Il n’est plus question de manifestations « de nature à troubler l’ordre public » mais seulement « de nature à provoquer ou entretenir le désordre ». Donc, une manif de plusieurs centaines de milliers de manifestants était de nature à entretenir le désordre, nous sommes tous d’accord.

– Donc, c’est cuit ?

– Que nenni, car il va falloir mettre la loi en procès. Il faut vérifier si les critères de l’article 1 sont effectivement réunis, pour autoriser des mesures aussi restrictives de nos libertés.

– Et que dit cet article 1 ?

– Il dit que l’état d’urgence peut être déclaré « soit en cas de péril imminent résultant d’atteintes graves à l’ordre public, soit en cas d’événements présentant, par leur nature et leur gravité, le caractère de calamité publique ».

– Calamité publique, ça ne tient pas la route.

– Exact. Donc, nous sommes sur la première donnée, à savoir « péril imminent résultant d’atteintes graves à l’ordre public ». Huit mois après les attentats de novembre 2015, et alors que de toutes les procédures administratives de l’état d’urgence, aucune n’a conduit à l’engagement d’une procédure judiciaire sérieuse, on peut se demander si la loi votée le 4 mars respecte bien la constitution… Et je rappelle que le blog conteste dès le premier jour l’application de l’état d’urgence, car les services publics étaient tout à fait en mesure d’assurer l’ordre dans l’État, et qu’il ne fallait pas sur-réagir.

– Alors une question prioritaire de constitutionnalité ?

– Ce serait une pure blague, avec Fabius actuellement président du Conseil constitutionnel qui est un des acteurs de cette législation sur l’état d’urgence…

– Donc…

– S’il y a interdiction, il y aura dans les heures qui suivent une procédure de référé-liberté devant le tribunal administratif (Art. L. 521-2 du code de justice administrative) et un recours dans la foulée devant le Conseil d’Etat. Ce sera au juge de se saisir de tous les éléments de fait et de droit pour trancher.

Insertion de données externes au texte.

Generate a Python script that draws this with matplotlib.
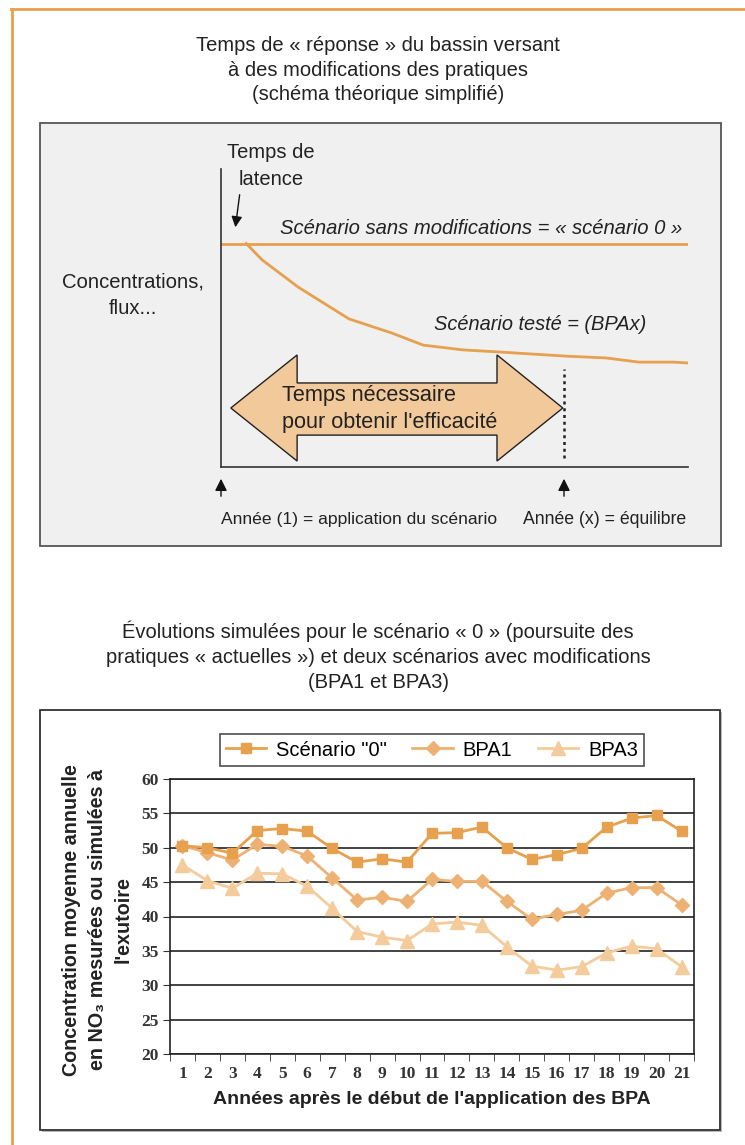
import matplotlib
matplotlib.use("Agg")
import matplotlib.pyplot as plt
from matplotlib.patches import Rectangle, Polygon

# Fonts
SANS = ["Liberation Sans", "DejaVu Sans"]
SERIF = ["Liberation Serif", "DejaVu Serif"]
plt.rcParams["font.family"] = SANS

# Data: lower chart (NO3 concentrations)
years = list(range(1, 22))
scenario0 = [50.3, 50.0, 49.2, 52.5, 52.8, 52.4, 49.9, 47.9, 48.4, 47.9, 52.1,
             52.2, 53.0, 50.0, 48.3, 49.0, 49.9, 53.0, 54.3, 54.7, 52.4]
bpa1 = [50.3, 49.3, 48.2, 50.5, 50.2, 48.8, 45.6, 42.4, 42.8, 42.2, 45.4,
        45.1, 45.1, 42.2, 39.6, 40.3, 40.9, 43.4, 44.2, 44.2, 41.7]
bpa3 = [47.5, 45.2, 44.1, 46.3, 46.2, 44.4, 41.2, 37.8, 37.0, 36.5, 38.9,
        39.2, 38.7, 35.6, 32.8, 32.2, 32.7, 34.7, 35.7, 35.3, 32.7]

# Schematic (upper diagram), in arbitrary units 0-100
ref_level = 75
curve_x = [5.4, 8.8, 16.5, 27.4, 36.5, 43.3, 51.8, 59.5, 73.9, 82.4, 89.5, 96.8, 100]
curve_y = [75, 69.5, 60.4, 49.7, 45.0, 40.9, 39.3, 38.6, 37.2, 36.6, 35.2, 35.2, 34.9]
equilibrium_x = 73.4

c0 = "#E6A04E"
c1 = "#EDB273"
c3 = "#F4CC9C"
txt = "#222222"
W, H = 745, 1145

fig = plt.figure(figsize=(W / 100, H / 100), dpi=100)

# Background layer in pixel coordinates
bg = fig.add_axes([0, 0, 1, 1])
bg.set_xlim(0, W)
bg.set_ylim(H, 0)
bg.axis("off")
bg.plot([11, W], [9, 9], color="#E8A04E", lw=2)
bg.plot([11.5, 11.5], [9, H], color="#E8A04E", lw=2)
bg.add_patch(Rectangle((40, 123), 681, 423, facecolor="#F0F0F0", edgecolor="#555555", lw=1.3))
bg.add_patch(Rectangle((42, 712), 680, 420, facecolor="#BBBBBB", edgecolor="none"))
bg.add_patch(Rectangle((40, 710), 680, 420, facecolor="white", edgecolor="#333333", lw=1.3))

# Upper diagram
dg = fig.add_axes([221 / W, 1 - 467 / H, 467 / W, 298 / H])
dg.set_xlim(0, 100)
dg.set_ylim(0, 100)
dg.patch.set_visible(False)
for s in ["top", "right"]:
    dg.spines[s].set_visible(False)
for s in ["left", "bottom"]:
    dg.spines[s].set_color("#333333")
    dg.spines[s].set_linewidth(1.2)
dg.set_xticks([])
dg.set_yticks([])
dg.axhline(ref_level, color=c0, lw=2)
dg.plot(curve_x, curve_y, color=c0, lw=2)
dg.plot([equilibrium_x, equilibrium_x], [3, 33], color="#222222", lw=1.8, ls=(0, (1.2, 1.5)))
arrow = Polygon([(2.1, 19.8), (16.3, 37.6), (16.3, 28.2), (59.1, 28.2), (59.1, 37.6),
                 (73.2, 19.8), (59.1, 2.0), (59.1, 10.7), (16.3, 10.7), (16.3, 2.0)],
                closed=True, facecolor="#F2C99A", edgecolor="#222222", lw=1)
dg.add_patch(arrow)

# Lower chart
ax = fig.add_axes([170 / W, 1 - 1054 / H, 524 / W, 275 / H])
pos = list(range(len(years)))
ax.plot(pos, scenario0, color=c0, lw=2, marker="s", markersize=7.5, label='Scénario "0"', zorder=5)
ax.plot(pos, bpa1, color=c1, lw=2, marker="D", markersize=7, label="BPA1", zorder=4)
ax.plot(pos, bpa3, color=c3, lw=2, marker="^", markersize=9.5, label="BPA3", zorder=3)
ax.set_xlim(-0.5, len(years) - 0.5)
ax.set_ylim(20, 60)
ax.set_yticks(range(20, 61, 5))
ax.yaxis.grid(True, color="#222222", lw=1.2)
ax.set_axisbelow(True)
ax.set_xticks(pos)
ax.set_xticklabels([str(y) for y in years])
ax.set_xticks([p - 0.5 for p in pos] + [len(years) - 0.5], minor=True)
ax.tick_params(axis="x", which="major", length=0, pad=9)
ax.tick_params(axis="x", which="minor", length=5, direction="out", color="#333333")
ax.tick_params(axis="y", length=5, direction="out", color="#333333", pad=3)
for lab in ax.get_xticklabels() + ax.get_yticklabels():
    lab.set_family(SERIF)
    lab.set_fontweight("bold")
    lab.set_fontsize(12.5)
    lab.set_color("#333333")
for s in ax.spines.values():
    s.set_color("#222222")
    s.set_linewidth(1.2)
ax.set_xlabel("Années après le début de l'application des BPA", fontsize=14,
              fontweight="bold", color=txt, labelpad=6)
leg = ax.legend(loc="center", bbox_to_anchor=(432 / W, 1 - 750 / H), bbox_transform=fig.transFigure,
                ncol=3, fontsize=14.5, frameon=True, fancybox=False, edgecolor="#222222",
                handlelength=2.0, handletextpad=0.5, columnspacing=1.25, borderpad=0.32,
                borderaxespad=0)
leg.get_frame().set_linewidth(1.2)

# Foreground text layer in pixel coordinates
fg = fig.add_axes([0, 0, 1, 1])
fg.set_xlim(0, W)
fg.set_ylim(H, 0)
fg.axis("off")

fg.text(378, 70, "Temps de « réponse » du bassin versant\nà des modifications des pratiques\n(schéma théorique simplifié)",
        ha="center", va="center", fontsize=14.5, linespacing=1.39, color=txt)
fg.text(378, 656, "Évolutions simulées pour le scénario « 0 » (poursuite des\npratiques « actuelles ») et deux scénarios avec modifications\n(BPA1 et BPA3)",
        ha="center", va="center", fontsize=14.5, linespacing=1.39, color=txt)
fg.text(271, 166, "Temps de\nlatence", ha="center", va="center", fontsize=14.5,
        linespacing=1.5, color=txt)
fg.annotate("", xy=(235, 230), xytext=(240, 192),
            arrowprops=dict(arrowstyle="-|>", color="#111111", lw=1, mutation_scale=16))
fg.text(481, 229, "Scénario sans modifications = « scénario 0 »", ha="center", va="center",
        fontsize=14.6, style="italic", color=txt)
fg.text(540, 324, "Scénario testé = (BPAx)", ha="center", va="center",
        fontsize=14.4, style="italic", color=txt)
fg.text(133, 295, "Concentrations,\nflux...", ha="center", va="center", fontsize=14.6,
        linespacing=1.5, color=txt)
fg.text(282, 409, "Temps nécessaire\npour obtenir l'efficacité", ha="left", va="center",
        fontsize=15.6, linespacing=1.32, color=txt)
for xa in [221, 564]:
    fg.annotate("", xy=(xa, 476), xytext=(xa, 499),
                arrowprops=dict(arrowstyle="-|>", color="#111111", lw=1, mutation_scale=18))
fg.text(221, 524, "Année (1) = application du scénario", ha="left", va="baseline",
        fontsize=12.6, color=txt)
fg.text(523, 524, "Année (x) = équilibre", ha="left", va="baseline",
        fontsize=12.7, color=txt)
fg.text(97, 920, "Concentration moyenne annuelle\nen NO₃ mesurées ou simulées à\nl'exutoire",
        rotation=90, ha="center", va="center", fontsize=14.2, fontweight="bold",
        linespacing=1.45, color=txt)

fig.savefig("out.png", dpi=100)
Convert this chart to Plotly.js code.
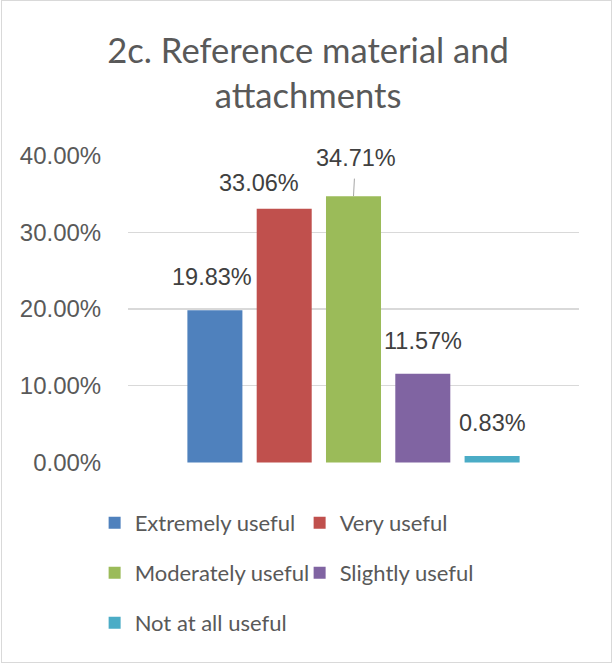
<!DOCTYPE html>
<html>
<head>
<meta charset="utf-8">
<script src="https://cdn.plot.ly/plotly-3.0.1.min.js"></script>
<style>
  html, body { margin: 0; padding: 0; background: #fff; }
  #wrap { position: relative; width: 615px; height: 665px; }
  #chart { width: 615px; height: 665px; }
  #frame { position: absolute; left: 1px; top: 0px; width: 611px; height: 663px;
           border: 1px solid #d9d9d9; pointer-events: none; box-sizing: border-box; }
</style>
</head>
<body>
<div id="wrap"><div id="chart"></div><div id="frame"></div></div>
<script>
// ---- data ----
const categories = ["Extremely useful", "Very useful", "Moderately useful", "Slightly useful", "Not at all useful"];
const values = [19.83, 33.06, 34.71, 11.57, 0.83];   // percent
const tickValues = [0, 0.1, 0.2, 0.3, 0.4];
const tickLabels = ["0.00%", "10.00%", "20.00%", "30.00%", "40.00%"];

// ---- styles ----
const colors = ["#4F81BD", "#C0504D", "#9BBB59", "#8064A2", "#4BACC6"];
const legendOf = ["legend", "legend", "legend2", "legend2", "legend3"];
const labelShift = [[-2.5, 33], [-25.5, 26], [null, null], [0.5, 33], [0, 33]];

const traces = categories.map((c, i) => ({
  type: "bar",
  name: c,
  x: [c],
  y: [values[i] / 100],
  marker: { color: colors[i] },
  legend: legendOf[i],
  hoverinfo: "skip"
}));

const labelFont = { family: "Liberation Sans, Arial, sans-serif", size: 23.5, color: "#404040" };
const annotations = categories.map((c, i) => {
  const txt = values[i].toFixed(2) + "%";
  if (labelShift[i][0] === null) {
    return {
      x: c, y: values[i] / 100, xref: "x", yref: "y",
      text: txt, font: labelFont,
      showarrow: true, arrowhead: 0, arrowwidth: 1, arrowcolor: "#a6a6a6",
      ax: 2, ay: -38, startstandoff: 6, standoff: 0
    };
  }
  return {
    x: c, y: values[i] / 100, xref: "x", yref: "y",
    text: txt, font: labelFont, showarrow: false,
    xanchor: "center", yanchor: "middle",
    xshift: labelShift[i][0], yshift: labelShift[i][1]
  };
});

const legendBase = {
  orientation: "h", xanchor: "left", yanchor: "middle",
  x: -0.074, entrywidth: 160, entrywidthmode: "pixels",
  font: { family: "Lato, Carlito, Calibri, sans-serif", size: 22, color: "#595959" },
  bgcolor: "rgba(0,0,0,0)", itemclick: false, itemdoubleclick: false
};

const layout = {
  width: 615, height: 665,
  margin: { l: 128, r: 36, t: 155, b: 202, pad: 0 },
  paper_bgcolor: "#ffffff", plot_bgcolor: "#ffffff",
  title: {
    text: "2c. Reference material and<br>attachments",
    font: { family: "Lato, Carlito, Calibri, sans-serif", size: 34.6, color: "#595959" },
    x: 0.501, xanchor: "center", xref: "container", y: 0.905, yanchor: "top"
  },
  barmode: "overlay",
  bargap: 0.206,
  xaxis: {
    type: "category", categoryarray: categories, categoryorder: "array",
    range: [-1.254, 5.254], showticklabels: false, showgrid: false,
    zeroline: false, showline: false, fixedrange: true
  },
  yaxis: {
    range: [-0.0007, 0.4007], tickvals: tickValues, ticktext: tickLabels,
    showgrid: true, gridcolor: "#d9d9d9", gridwidth: 1.3,
    zeroline: false, showline: false,
    ticks: "outside", ticklen: 21, tickcolor: "rgba(0,0,0,0)",
    tickfont: { family: "Liberation Sans, Arial, sans-serif", size: 24, color: "#595959" },
    fixedrange: true
  },
  legend: Object.assign({}, legendBase, { y: -0.195 }),
  legend2: Object.assign({}, legendBase, { y: -0.357 }),
  legend3: Object.assign({}, legendBase, { y: -0.519 }),
  annotations: annotations,
  showlegend: true
};

Plotly.newPlot("chart", traces, layout, { displayModeBar: false, staticPlot: true });
</script>
</body>
</html>
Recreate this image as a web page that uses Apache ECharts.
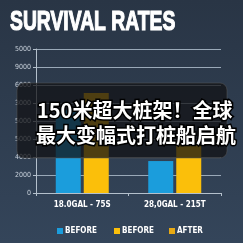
<!DOCTYPE html>
<html><head><meta charset="utf-8">
<script src="https://cdn.jsdelivr.net/npm/echarts@6/dist/echarts.min.js"></script>
<style>html,body{margin:0;padding:0;background:#2c3949;}#c{width:243px;height:243px;}</style>
</head><body><div id="c"></div>
<script>
const categories = ['18.0GAL - 75S', '28,0GAL - 215T'];
const seriesNames = ['BEFORE', 'BEFORE ', 'AFTER'];
const blueBefore = [9200, 3550];
const yellowBefore = [11100, 5900];
const after = [];
const yTickLabels = ['0', '2000', '4000', '5000', '5000', '3000', '6000', '9000', '5000'];
const titleText = 'SURVIVAL RATES';
const overlayLines = ['150米超大桩架！全球', '最大变幅式打桩船启航'];

const chart = echarts.init(document.getElementById('c'), null, {renderer: 'canvas'});
const narrow = '"DejaVu Sans Condensed", "DejaVu Sans", sans-serif';
const legendLeft = [57, 114, 169];
chart.setOption({
  backgroundColor: new echarts.graphic.LinearGradient(0, 0, 0, 1, [
    {offset: 0, color: '#293545'}, {offset: 1, color: '#34455a'}]),
  animation: false,
  grid: {left: 36, right: 22, top: 49, bottom: 50},
  xAxis: {
    type: 'category', data: categories,
    axisLine: {lineStyle: {color: '#b4c0cc', width: 1}},
    axisTick: {show: true, length: 3, lineStyle: {color: '#b4c0cc'}},
    axisLabel: {color: '#ffffff', fontFamily: narrow, fontWeight: 'bold', fontSize: 8, margin: 8}
  },
  yAxis: {
    type: 'value', min: 0, max: 16000, interval: 2000,
    axisLine: {show: true, lineStyle: {color: '#b4c0cc', width: 1}},
    axisTick: {show: true, length: 3, lineStyle: {color: '#b4c0cc'}},
    axisLabel: {color: '#c9d2dc', fontSize: 7, fontFamily: narrow, margin: 5,
      formatter: v => yTickLabels[Math.round(v / 2000)] || ''},
    splitLine: {lineStyle: {color: '#9aa9b8', width: 1}}
  },
  legend: seriesNames.map((n, i) => ({
    data: [{name: n}], left: legendLeft[i], top: 227, padding: 0,
    icon: 'rect', itemWidth: 6, itemHeight: 6,
    textStyle: {color: '#ffffff', fontFamily: narrow, fontWeight: 'bold', fontSize: 8, padding: [0,0,0,-3]}
  })),
  series: [
    {name: seriesNames[0], type: 'bar', data: blueBefore, barWidth: 25, barGap: '12%', itemStyle: {color: '#1b9ddc'}},
    {name: seriesNames[1], type: 'bar', data: yellowBefore, barWidth: 25, stack: 'y', itemStyle: {color: '#fbbf0a'}},
    {name: seriesNames[2], type: 'bar', data: after, barWidth: 25, stack: 'y', itemStyle: {color: '#e7a913'}}
  ],
  graphic: [
    {type: 'text', x: 10, y: 22, scaleX: 0.69, scaleY: 1, originX: 0, originY: 0,
      style: {x: 0, y: 0, text: titleText, fill: '#ffffff', stroke: '#ffffff', lineWidth: 1.2,
      font: 'bold 28px "Liberation Sans", Arial, sans-serif', verticalAlign: 'middle'}},
    {type: 'rect', shape: {x: 17, y: 83, width: 210, height: 75, r: 7},
      style: {fill: 'rgba(18,18,20,0.74)', stroke: 'rgba(90,90,90,0.5)', lineWidth: 1}, z: 100},
    {type: 'text', x: 37, y: 110, z: 101, style: {text: overlayLines[0], fill: '#ffffff',
      font: 'bold 20px "Noto Sans CJK SC", sans-serif', verticalAlign: 'middle',
      stroke: '#000000', lineWidth: 3, shadowBlur: 2, shadowColor: 'rgba(0,0,0,0.8)'}},
    {type: 'text', x: 36, y: 135, z: 101, style: {text: overlayLines[1], fill: '#ffffff',
      font: 'bold 20px "Noto Sans CJK SC", sans-serif', verticalAlign: 'middle',
      stroke: '#000000', lineWidth: 3, shadowBlur: 2, shadowColor: 'rgba(0,0,0,0.8)'}}
  ]
});
</script></body></html>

– Si l’interdiction est maintenue ?

– Étape suivante dans quelques années devant la Cour européenne des droits de l’homme…

– Rien à plus brefs délais ?

– Peut-être la réaction des manifestants interdits lors des prochaines élections…

– Aïe, aïe, aïe… Mais il faut voter pour Hollande, c’est le rempart contre la méchante droite.

– Oui, cette méchante droite qui n’a jamais interdit les manifestations pour la Palestine, ni les manifestations organisées par les grands syndicats.